Inventory tracking, valuation, and reporting for product-based businesses. We maintain accurate cost of goods sold so you know your real margins.

What This Is

Inventory accounting tracks what you have on hand, what it cost you, and what it’s worth. For product-based businesses, this isn’t optional paperwork. Your inventory is often one of your largest assets, and the way you account for it directly affects your reported profits and your tax liability.

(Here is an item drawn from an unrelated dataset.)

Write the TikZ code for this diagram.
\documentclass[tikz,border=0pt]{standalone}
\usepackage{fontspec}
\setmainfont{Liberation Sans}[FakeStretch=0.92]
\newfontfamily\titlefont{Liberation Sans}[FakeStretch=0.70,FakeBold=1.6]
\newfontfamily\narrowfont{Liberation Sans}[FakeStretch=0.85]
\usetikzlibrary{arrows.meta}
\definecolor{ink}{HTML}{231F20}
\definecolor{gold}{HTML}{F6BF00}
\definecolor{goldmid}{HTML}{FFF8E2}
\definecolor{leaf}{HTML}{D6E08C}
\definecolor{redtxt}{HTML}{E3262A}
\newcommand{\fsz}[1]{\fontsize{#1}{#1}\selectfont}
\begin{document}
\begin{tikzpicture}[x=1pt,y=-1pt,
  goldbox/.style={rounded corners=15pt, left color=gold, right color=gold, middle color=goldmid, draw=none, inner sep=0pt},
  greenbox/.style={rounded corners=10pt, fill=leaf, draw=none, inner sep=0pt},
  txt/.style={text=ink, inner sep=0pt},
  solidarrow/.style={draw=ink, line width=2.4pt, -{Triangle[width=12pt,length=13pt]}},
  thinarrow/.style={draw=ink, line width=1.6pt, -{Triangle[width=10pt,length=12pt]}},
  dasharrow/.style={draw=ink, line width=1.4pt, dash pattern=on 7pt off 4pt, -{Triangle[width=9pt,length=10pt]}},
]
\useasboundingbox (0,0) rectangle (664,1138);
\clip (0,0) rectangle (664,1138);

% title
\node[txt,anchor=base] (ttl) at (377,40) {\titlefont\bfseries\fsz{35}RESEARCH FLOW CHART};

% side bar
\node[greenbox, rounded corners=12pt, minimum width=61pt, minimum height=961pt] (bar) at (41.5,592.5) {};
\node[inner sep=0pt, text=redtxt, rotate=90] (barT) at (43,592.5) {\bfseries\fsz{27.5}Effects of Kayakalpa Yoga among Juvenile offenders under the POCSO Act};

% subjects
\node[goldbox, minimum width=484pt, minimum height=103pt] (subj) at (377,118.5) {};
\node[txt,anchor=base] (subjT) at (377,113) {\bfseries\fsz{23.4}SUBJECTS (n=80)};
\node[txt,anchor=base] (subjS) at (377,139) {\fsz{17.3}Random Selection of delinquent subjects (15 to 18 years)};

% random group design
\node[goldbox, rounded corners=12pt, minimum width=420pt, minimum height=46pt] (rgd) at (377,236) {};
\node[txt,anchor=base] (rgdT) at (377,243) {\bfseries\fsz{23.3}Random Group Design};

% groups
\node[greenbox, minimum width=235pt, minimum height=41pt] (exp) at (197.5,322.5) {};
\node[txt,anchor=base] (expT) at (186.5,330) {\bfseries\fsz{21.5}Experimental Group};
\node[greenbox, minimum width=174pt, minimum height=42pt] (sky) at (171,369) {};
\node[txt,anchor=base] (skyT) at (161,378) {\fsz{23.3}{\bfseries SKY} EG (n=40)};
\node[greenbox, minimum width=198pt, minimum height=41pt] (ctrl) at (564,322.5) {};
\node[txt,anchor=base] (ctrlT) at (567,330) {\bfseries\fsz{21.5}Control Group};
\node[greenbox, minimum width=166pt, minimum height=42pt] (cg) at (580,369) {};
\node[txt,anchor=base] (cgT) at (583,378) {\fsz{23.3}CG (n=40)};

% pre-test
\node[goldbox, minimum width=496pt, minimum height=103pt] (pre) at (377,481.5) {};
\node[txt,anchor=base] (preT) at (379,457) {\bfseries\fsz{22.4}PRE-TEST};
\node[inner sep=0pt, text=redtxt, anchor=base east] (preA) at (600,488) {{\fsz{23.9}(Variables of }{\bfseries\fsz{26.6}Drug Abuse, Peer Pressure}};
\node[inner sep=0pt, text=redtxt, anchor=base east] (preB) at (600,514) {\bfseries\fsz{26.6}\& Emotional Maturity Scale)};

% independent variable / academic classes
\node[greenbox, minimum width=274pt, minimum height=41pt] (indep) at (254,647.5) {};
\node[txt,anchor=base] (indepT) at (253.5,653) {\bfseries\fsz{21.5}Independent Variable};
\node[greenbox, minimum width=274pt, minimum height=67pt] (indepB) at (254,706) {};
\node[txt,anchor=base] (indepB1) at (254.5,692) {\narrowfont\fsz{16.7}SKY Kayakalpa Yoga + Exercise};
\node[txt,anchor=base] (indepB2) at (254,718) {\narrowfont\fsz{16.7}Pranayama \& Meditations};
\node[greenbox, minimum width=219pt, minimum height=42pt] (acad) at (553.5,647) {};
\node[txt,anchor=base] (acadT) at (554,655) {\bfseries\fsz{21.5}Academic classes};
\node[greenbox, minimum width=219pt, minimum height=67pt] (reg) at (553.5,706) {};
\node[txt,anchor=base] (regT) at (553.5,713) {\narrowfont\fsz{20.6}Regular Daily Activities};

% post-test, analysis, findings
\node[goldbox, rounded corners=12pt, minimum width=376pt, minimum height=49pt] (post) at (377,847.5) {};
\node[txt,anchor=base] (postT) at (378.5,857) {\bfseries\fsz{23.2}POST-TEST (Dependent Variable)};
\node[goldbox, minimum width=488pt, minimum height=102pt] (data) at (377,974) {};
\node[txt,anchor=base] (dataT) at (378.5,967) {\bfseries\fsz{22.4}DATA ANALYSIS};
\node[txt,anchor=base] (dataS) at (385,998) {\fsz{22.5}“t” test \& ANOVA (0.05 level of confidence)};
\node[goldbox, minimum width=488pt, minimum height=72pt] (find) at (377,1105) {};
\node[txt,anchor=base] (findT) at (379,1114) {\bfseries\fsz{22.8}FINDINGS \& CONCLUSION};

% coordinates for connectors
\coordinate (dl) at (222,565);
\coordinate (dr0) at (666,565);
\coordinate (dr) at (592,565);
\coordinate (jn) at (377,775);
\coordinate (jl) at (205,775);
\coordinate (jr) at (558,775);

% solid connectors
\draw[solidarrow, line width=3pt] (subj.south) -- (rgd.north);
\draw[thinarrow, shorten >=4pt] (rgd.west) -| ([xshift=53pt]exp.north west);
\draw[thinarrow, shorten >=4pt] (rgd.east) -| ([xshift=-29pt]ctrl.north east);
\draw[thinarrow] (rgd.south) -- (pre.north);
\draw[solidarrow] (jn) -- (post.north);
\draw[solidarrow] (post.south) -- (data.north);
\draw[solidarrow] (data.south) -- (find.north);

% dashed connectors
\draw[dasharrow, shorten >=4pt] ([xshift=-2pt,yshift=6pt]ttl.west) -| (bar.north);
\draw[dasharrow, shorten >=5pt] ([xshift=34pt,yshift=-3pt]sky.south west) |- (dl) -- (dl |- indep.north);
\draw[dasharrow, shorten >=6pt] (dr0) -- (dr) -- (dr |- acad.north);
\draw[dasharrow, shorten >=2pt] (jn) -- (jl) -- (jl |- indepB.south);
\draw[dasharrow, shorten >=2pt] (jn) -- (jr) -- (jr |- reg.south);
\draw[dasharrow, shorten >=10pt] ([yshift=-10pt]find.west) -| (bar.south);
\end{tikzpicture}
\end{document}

We handle the ongoing work of maintaining accurate inventory records. That means tracking quantities, applying proper valuation methods, calculating cost of goods sold, and reconciling your physical counts against what the books say should be there.

What Gets Tracked

Raw materials, work in progress, finished goods. Every category tracked separately with proper valuation. FIFO, LIFO, weighted average. Whichever method fits your business and tax situation. Monthly reconciliation against purchase records and sales data to catch discrepancies early.

The Reports You Get

Inventory balance reports showing what you have and what it’s worth. Cost of goods sold calculations tied to actual sales. Margin analysis by product line. Turnover ratios showing which items move and which sit on shelves collecting dust.

Why This Matters

Without accurate inventory accounting, you’re guessing at your margins. You think you made 40% on that product, but you didn’t account for the freight cost or the waste from damaged units. Your actual margin might be 25%, but you won’t know until you’ve been pricing wrong for months.

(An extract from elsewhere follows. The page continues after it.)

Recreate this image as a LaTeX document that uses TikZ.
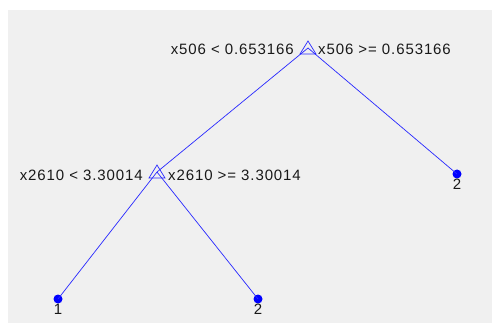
\documentclass[tikz,border=0pt]{standalone}
\usepackage{fontspec}
\setmainfont{Liberation Sans}
\newfontfamily\labfont[LetterSpace=6]{Liberation Sans}
\usetikzlibrary{calc}
\definecolor{figbg}{RGB}{240,240,240}
\definecolor{treeblue}{RGB}{40,40,255}
\tikzset{
  edge/.style={draw=treeblue, line width=0.7pt},
  tri/.style={draw=treeblue, line width=0.7pt},
  leaf/.style={circle, fill=blue, inner sep=0pt, minimum size=9pt},
  lab/.style={font=\labfont\fontsize{15}{15}\selectfont, text=black!90, inner sep=0pt},
}
\begin{document}
\begin{tikzpicture}[x=1pt,y=-1pt]
\useasboundingbox (0,0) rectangle (492,323);
\fill[figbg] (8,10) rectangle (492,323);
% branch nodes
\coordinate (r) at (308,48);
\coordinate (n2) at (157,172);
% leaves
\node[leaf] (l1) at (58,299) {};
\node[leaf] (l2) at (258,299) {};
\node[leaf] (l3) at (457,174) {};
% edges
\draw[edge] (r) -- (n2);
\draw[edge] (r) -- (l3.center);
\draw[edge] (n2) -- (l1.center);
\draw[edge] (n2) -- (l2.center);
% triangle markers
\draw[tri] ($(r)+(0,-7)$) -- ($(r)+(-8,6)$) -- ($(r)+(8,6)$) -- cycle;
\draw[tri] ($(n2)+(0,-7)$) -- ($(n2)+(-8,6)$) -- ($(n2)+(8,6)$) -- cycle;
% split labels
\node[lab, anchor=east] (rl) at (294,49) {x506 < 0.653166};
\node[lab, anchor=west] (rr) at (318,49) {x506 >= 0.653166};
\node[lab, anchor=east] (nl) at (143,175) {x2610 < 3.30014};
\node[lab, anchor=west] (nr) at (168,175) {x2610 >= 3.30014};
% leaf labels
\node[lab] (t1) at (58,309) {1};
\node[lab] (t2) at (258,309) {2};
\node[lab] (t3) at (457,184) {2};
\end{tikzpicture}
\end{document}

The tax implications are just as real. Inventory directly affects your cost of goods sold, which directly affects your taxable income. Understate your inventory and you’ve understated your tax liability. Overstate it and you’re paying taxes on profit you didn’t actually make.

Margin Blindness

You sell a product for $50 that you bought for $30. You think you made $20. But what about shipping, handling, storage, and the three units that got damaged? Your actual margin per sale might be closer to $12. Multiply that across your whole product line and you’re making decisions based on wrong numbers.

Cash Trapped on Shelves

Without good data, you overorder just in case. Now you have $40,000 in inventory when you only need $25,000. That’s $15,000 sitting on shelves instead of in your operating account. Worse, some of it might be obsolete before you ever sell it.

What Changes

You see your real margins by product and by category. That item you thought was your best seller might actually be your worst performer once you account for all costs. That low-volume product that seemed like an afterthought might be your highest margin item.

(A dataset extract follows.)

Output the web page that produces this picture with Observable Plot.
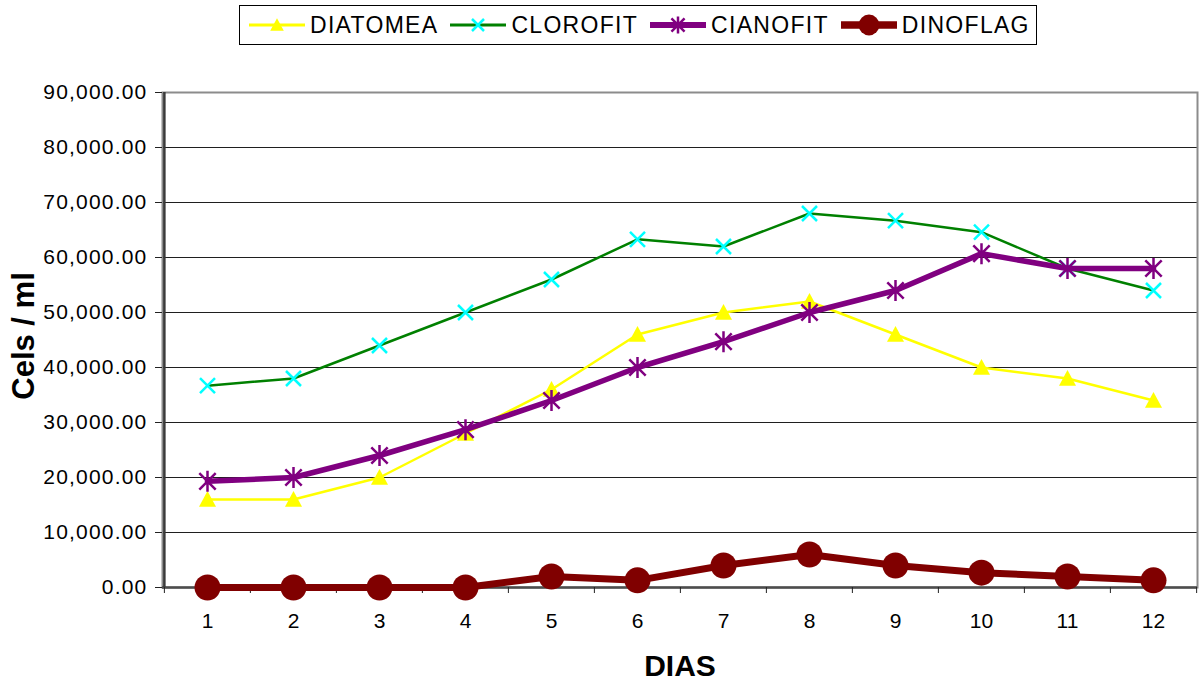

Purchasing becomes intentional instead of reactive. You know what’s moving, what’s sitting, and when to reorder. You stop tying up cash in inventory you don’t need while avoiding stockouts on items that actually sell.

Pricing Confidence

When you know your true cost per unit including all the hidden expenses, you can price with confidence. You stop accidentally selling below cost. You identify products that need a price increase and products where you have room to compete on price.

Tax-Ready Records

Your inventory valuation feeds directly into your tax returns. Accurate records mean accurate cost of goods sold, which means you’re not overpaying taxes on phantom profit or underpaying and inviting IRS attention. The numbers are defensible because they’re documented.